Speaking over background music, Connerly states in the ad that in contrast to his own views, Bustamante supports "race preferences," "racially separate graduation ceremonies" and "racially separate organizations." The latter allegation is an apparent reference to Bustamante's membership during college in the Latino student group MEChA, which in the past has advocated separatist policies.

The two men, who serve together as members of the University of California Board of Regents, have often clashed on issues before the board, including affirmative action. Connerly, who opposes affirmative action, was the leading proponent of Proposition 209, the successful 1996 initiative to end race- and gender-based affirmative action in government and education in the state.

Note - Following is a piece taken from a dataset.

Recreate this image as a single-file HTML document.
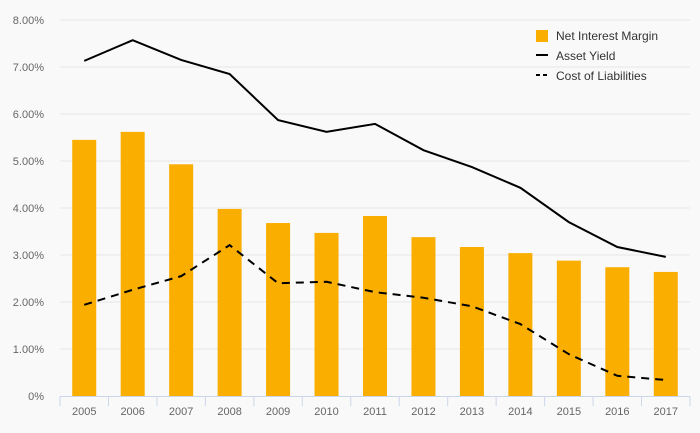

Bustamante supports affirmative action.

In the 60-second spot, Connerly notes that Bustamante, who had said he would not enter the race to replace Davis in the recall, later changed his mind.

"Three months ago, Cruz pledged that he would not appear on the recall ballot," Connerly states. "Now he's on it. Do you really want to believe what Cruz Bustamante tells you about Proposition 54? Or are you tired of racial and ethnic politics and want to send the politicians a message to knock it off?"

Richie Ross, a campaign consultant for Bustamante, denounced the ads.

"This is clearly inflammatory race-baiting on a part of a guy who's pretending that he's for a colorblind society," he said. He said the opponents' ads would begin airing next week.

Justin Jones, spokesman for the Yes on Proposition 54 campaign, said the ads would air "several times a day" on radio stations KFI-AM (640) in Los Angeles and KFBK-AM (1530) in Sacramento. He declined to say what amount was spent on the ad.

It was paid for by the proposition's sponsor, the American Civil Rights Coalition, which is Connerly's nonprofit organization, and by the late Joseph Coors, the Colorado beer baron who died in March.